Eric Olander, Carbondale
Standing our ground on books
I don’t like highly-caffeinated soft drinks, and I think they may be harmful to kids. But do I demand that City Market take them off the shelves so that no one has access to them? No, it is not my place. And Mr. Lepkowski and Ms. O’Grady, it is not your place to ban books from the library that you don’t like. You don’t have the right to decide what my grandkids can or cannot read. And Mr. Lepkowski, books about gays don’t “push” kids to be gay, any more than my book Awful Waffles pushes them to be a breakfast food. Thank you, Executive Director Jamie LaRue, for standing strong.
Deborah Williams, Glenwood Springs
Point of the series
My friends and I read the letter to the editor complaining about the Prison School graphic novel series. The writer was from the Rifle area, encouraging people to sign her protest letter and wanting to make it more difficult for teenagers to access these books. She thinks the series is pornographic; I think she hasn’t seen any pornography. But I do get her concern, one we all all share, to raise our children with healthy sexual, gender, social awareness and sensitivity. My friends and I decided to read the books, all of them. I’ve had the chance to read two and get the jist. I will read more.
I endorse the books — I doubt the letter writer read the books; in her letter, she expressed outrage at seeing the book jacket and imagining what was inside. Maybe she flipped through the pages, but she didn’t read the text. A book’s cover is meant to entice a reader to pick it up and try it out. What they find inside may be different than what they expected.
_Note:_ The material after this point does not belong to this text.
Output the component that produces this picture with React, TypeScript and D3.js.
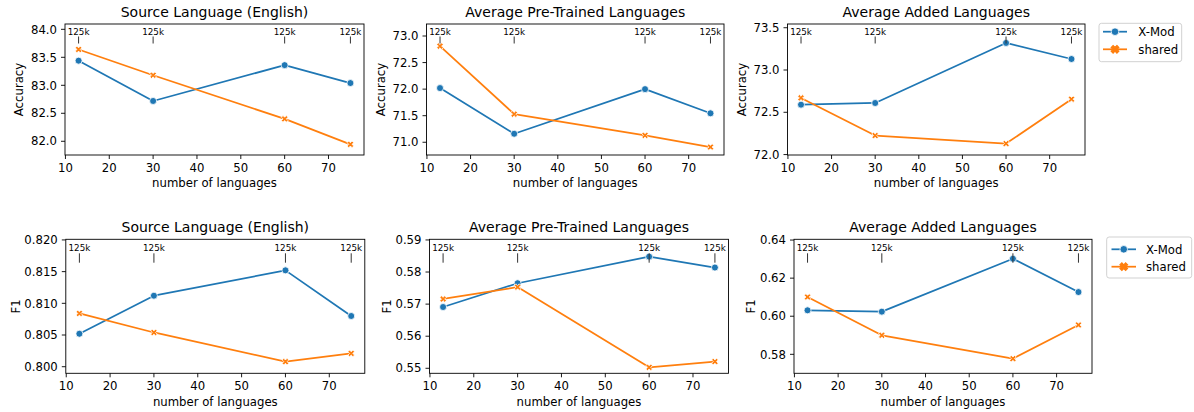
import React from 'react';
import * as d3 from 'd3';

// ---------- data ----------
const nLanguages = [13, 30, 60, 75];
const vocabLabels = ['125k', '125k', '125k', '125k'];
const seriesNames = ['X-Mod', 'shared'];
const xTicks = [10, 20, 30, 40, 50, 60, 70];

const accEnXmod = [83.44, 82.72, 83.36, 83.04];
const accEnShared = [83.64, 83.18, 82.4, 81.945];
const accPreXmod = [72.02, 71.16, 72.0, 71.545];
const accPreShared = [72.81, 71.53, 71.13, 70.91];
const accAddXmod = [72.59, 72.61, 73.32, 73.13];
const accAddShared = [72.67, 72.225, 72.13, 72.655];

const f1EnXmod = [0.8052, 0.8112, 0.8152, 0.808];
const f1EnShared = [0.8084, 0.8054, 0.8008, 0.8021];
const f1PreXmod = [0.5691, 0.5765, 0.5848, 0.5814];
const f1PreShared = [0.5716, 0.5753, 0.5503, 0.5521];
const f1AddXmod = [0.6031, 0.6024, 0.6302, 0.6127];
const f1AddShared = [0.6101, 0.59, 0.5777, 0.5954];

const yTicksAccEn = [82.0, 82.5, 83.0, 83.5, 84.0];
const yTicksAccPre = [71.0, 71.5, 72.0, 72.5, 73.0];
const yTicksAccAdd = [72.0, 72.5, 73.0, 73.5];
const yTicksF1En = [0.8, 0.805, 0.81, 0.815, 0.82];
const yTicksF1Pre = [0.55, 0.56, 0.57, 0.58, 0.59];
const yTicksF1Add = [0.58, 0.6, 0.62, 0.64];

const titles = ['Source Language (English)', 'Average Pre-Trained Languages', 'Average Added Languages'];

// ---------- style ----------
const BLUE = '#1f77b4';
const ORANGE = '#ff7f0e';
const FONT = '"DejaVu Sans", sans-serif';
const FS = 11.7;
const TITLE_FS = 14;
const ANN_FS = 8.75;

type Box = { l: number; r: number; t: number; b: number };
type Panel = {
  title: string;
  ylabel: string;
  xmod: number[];
  shared: number[];
  yTicks: number[];
  dec: number;
  yDomain: [number, number];
  box: Box;
  ann: { text: number; l0: number; l1: number };
};

const topAnn = { text: 8.2, l0: 12.5, l1: 19.5 };
const botAnn = { text: 8.4, l0: 14, l1: 23.4 };

const panels: Panel[] = [
  { title: titles[0], ylabel: 'Accuracy', xmod: accEnXmod, shared: accEnShared, yTicks: yTicksAccEn, dec: 1, yDomain: [81.755, 84.095], box: { l: 65, r: 364, t: 24, b: 155 }, ann: topAnn },
  { title: titles[1], ylabel: 'Accuracy', xmod: accPreXmod, shared: accPreShared, yTicks: yTicksAccPre, dec: 1, yDomain: [70.76, 73.226], box: { l: 426.5, r: 724, t: 24, b: 155 }, ann: topAnn },
  { title: titles[2], ylabel: 'Accuracy', xmod: accAddXmod, shared: accAddShared, yTicks: yTicksAccAdd, dec: 1, yDomain: [71.995, 73.544], box: { l: 787.5, r: 1085, t: 24, b: 155 }, ann: topAnn },
  { title: titles[0], ylabel: 'F1', xmod: f1EnXmod, shared: f1EnShared, yTicks: yTicksF1En, dec: 3, yDomain: [0.79896, 0.8201], box: { l: 65.8, r: 364.8, t: 239.3, b: 373.3 }, ann: botAnn },
  { title: titles[1], ylabel: 'F1', xmod: f1PreXmod, shared: f1PreShared, yTicks: yTicksF1Pre, dec: 2, yDomain: [0.54844, 0.5902], box: { l: 429.5, r: 728.5, t: 239.3, b: 373.3 }, ann: botAnn },
  { title: titles[2], ylabel: 'F1', xmod: f1AddXmod, shared: f1AddShared, yTicks: yTicksF1Add, dec: 2, yDomain: [0.57003, 0.6404], box: { l: 794, r: 1092, t: 239.3, b: 373.3 }, ann: botAnn },
];

const legends = [
  { x: 1099, y: 23.3, w: 82.7, h: 38.4, rows: [31.7, 49.3], lx0: 1103, lx1: 1127, tx: 1138.3 },
  { x: 1106.7, y: 237, w: 85, h: 41, rows: [249.3, 266.7], lx0: 1111.5, lx1: 1136, tx: 1146 },
];

function labelWidth(s: string, fs: number) {
  let w = 0;
  for (const c of s) w += c === '.' ? 0.318 : 0.636;
  return w * fs;
}

function xMarkerPath(cx: number, cy: number, size: number) {
  const pts: [number, number][] = [
    [-1, -3], [1, -3], [1, -1], [3, -1], [3, 1], [1, 1], [1, 3], [-1, 3], [-1, 1], [-3, 1], [-3, -1], [-1, -1],
  ];
  const s = size / 6;
  const c = Math.SQRT1_2;
  const rot = pts.map(([x, y]) => [(x * c - y * c) * s + cx, (x * c + y * c) * s + cy]);
  return 'M' + rot.map((p) => p[0].toFixed(2) + ',' + p[1].toFixed(2)).join('L') + 'Z';
}

function PanelView({ p }: { p: Panel }) {
  const { box } = p;
  const x = d3.scaleLinear().domain([9.9, 78.1]).range([box.l, box.r]);
  const y = d3.scaleLinear().domain(p.yDomain).range([box.b, box.t]);
  const line = d3
    .line<number>()
    .x((_, i) => x(nLanguages[i]))
    .y((d) => y(d));
  const fmt = d3.format('.' + p.dec + 'f');
  const maxW = Math.max(...p.yTicks.map((t) => labelWidth(fmt(t), FS)));
  const ylabX = box.l - 8 - maxW - 4.67 - (p.ylabel === 'F1' ? 0 : 2.8);
  const cx = (box.l + box.r) / 2;
  return (
    <g>
      <text x={cx} y={box.t - 7.5} fontSize={TITLE_FS} textAnchor="middle" fontFamily={FONT} fill="#000">
        {p.title}
      </text>
      {/* lines */}
      <path d={line(p.xmod) || ''} fill="none" stroke={BLUE} strokeWidth={1.75} strokeLinejoin="round" strokeLinecap="round" />
      <path d={line(p.shared) || ''} fill="none" stroke={ORANGE} strokeWidth={1.75} strokeLinejoin="round" strokeLinecap="round" />
      {p.xmod.map((v, i) => (
        <circle key={'b' + i} cx={x(nLanguages[i])} cy={y(v)} r={3.5} fill={BLUE} stroke="#fff" strokeWidth={0.8} />
      ))}
      {p.shared.map((v, i) => (
        <path key={'o' + i} d={xMarkerPath(x(nLanguages[i]), y(v), 7)} fill={ORANGE} stroke="#fff" strokeWidth={0.8} />
      ))}
      {/* annotations */}
      {nLanguages.map((n, i) => (
        <g key={'a' + i}>
          <text x={x(n)} y={box.t + p.ann.text + 3.2} fontSize={ANN_FS} textAnchor="middle" fontFamily={FONT} fill="#000">
            {vocabLabels[i]}
          </text>
          <line x1={x(n)} x2={x(n)} y1={box.t + p.ann.l0} y2={box.t + p.ann.l1} stroke="#333" strokeWidth={1} />
        </g>
      ))}
      {/* spines */}
      <rect x={box.l} y={box.t} width={box.r - box.l} height={box.b - box.t} fill="none" stroke="#000" strokeWidth={0.9} />
      {/* x ticks */}
      {xTicks.map((t) => (
        <g key={'x' + t}>
          <line x1={x(t)} x2={x(t)} y1={box.b} y2={box.b + 4} stroke="#000" strokeWidth={0.9} />
          <text x={x(t)} y={box.b + 8 + 8.6} fontSize={FS} textAnchor="middle" fontFamily={FONT} fill="#000">
            {t}
          </text>
        </g>
      ))}
      {/* y ticks */}
      {p.yTicks.map((t) => (
        <g key={'y' + t}>
          <line x1={box.l - 4} x2={box.l} y1={y(t)} y2={y(t)} stroke="#000" strokeWidth={0.9} />
          <text x={box.l - 8} y={y(t) + 4.2} fontSize={FS} textAnchor="end" fontFamily={FONT} fill="#000">
            {fmt(t)}
          </text>
        </g>
      ))}
      <text x={cx} y={box.b + 32.4} fontSize={FS} textAnchor="middle" fontFamily={FONT} fill="#000">
        number of languages
      </text>
      <text
        transform={`translate(${ylabX},${(box.t + box.b) / 2}) rotate(-90)`}
        fontSize={FS}
        textAnchor="middle"
        fontFamily={FONT}
        fill="#000"
      >
        {p.ylabel}
      </text>
    </g>
  );
}

function Legend({ L }: { L: (typeof legends)[number] }) {
  const colors = [BLUE, ORANGE];
  const mx = (L.lx0 + L.lx1) / 2;
  return (
    <g>
      <rect x={L.x} y={L.y} width={L.w} height={L.h} rx={2.5} fill="#fff" fillOpacity={0.8} stroke="#cccccc" strokeWidth={0.9} />
      {seriesNames.map((name, i) => (
        <g key={name}>
          <line x1={L.lx0} x2={L.lx1} y1={L.rows[i]} y2={L.rows[i]} stroke={colors[i]} strokeWidth={1.75} />
          {i === 0 ? (
            <circle cx={mx} cy={L.rows[i]} r={3.8} fill={BLUE} stroke="#fff" strokeWidth={0.8} />
          ) : (
            <path d={xMarkerPath(mx, L.rows[i], 8)} fill={ORANGE} stroke={ORANGE} strokeWidth={1.2} />
          )}
          <text x={L.tx} y={L.rows[i] + 4.2} fontSize={FS} fontFamily={FONT} fill="#000">
            {name}
          </text>
        </g>
      ))}
    </g>
  );
}

export default function App() {
  return (
    <svg
      width={1194}
      height={412}
      viewBox="0 0 1194 412"
      style={{ position: 'absolute', left: 0, top: 0, background: '#fff' }}
    >
      <rect x={0} y={0} width={1194} height={412} fill="#fff" />
      {panels.map((p, i) => (
        <PanelView key={i} p={p} />
      ))}
      {legends.map((L, i) => (
        <Legend key={i} L={L} />
      ))}
    </svg>
  );
}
The cover art is of many pubescent males’ erotic fantasy. But the female student portrayed is also evil, she is mean, used by others to do the dirty work, not liked or admired. She is not a positive role model. I imagine there will be redemption, but I haven’t read all the books yet.
The story arc, and lessons learned, are important. The boys and girls learn they are all nervous, curious, embarrassed, similar, achieve better results when they trust each other and work together, and that many adults are not trustworthy. These are good things for teenagers to learn, and if a somewhat titillating graphic graphic novel gets them that education, I’m for it.
An important bit of background — Japanese women have little interest in Japanese men; women don’t want to be thought of as sexual objects, they don’t want a life of baby, child, house work, and filling the needs of an emotionally immature or arrogant man. This is also important information the writer in Rifle probably doesn’t know about.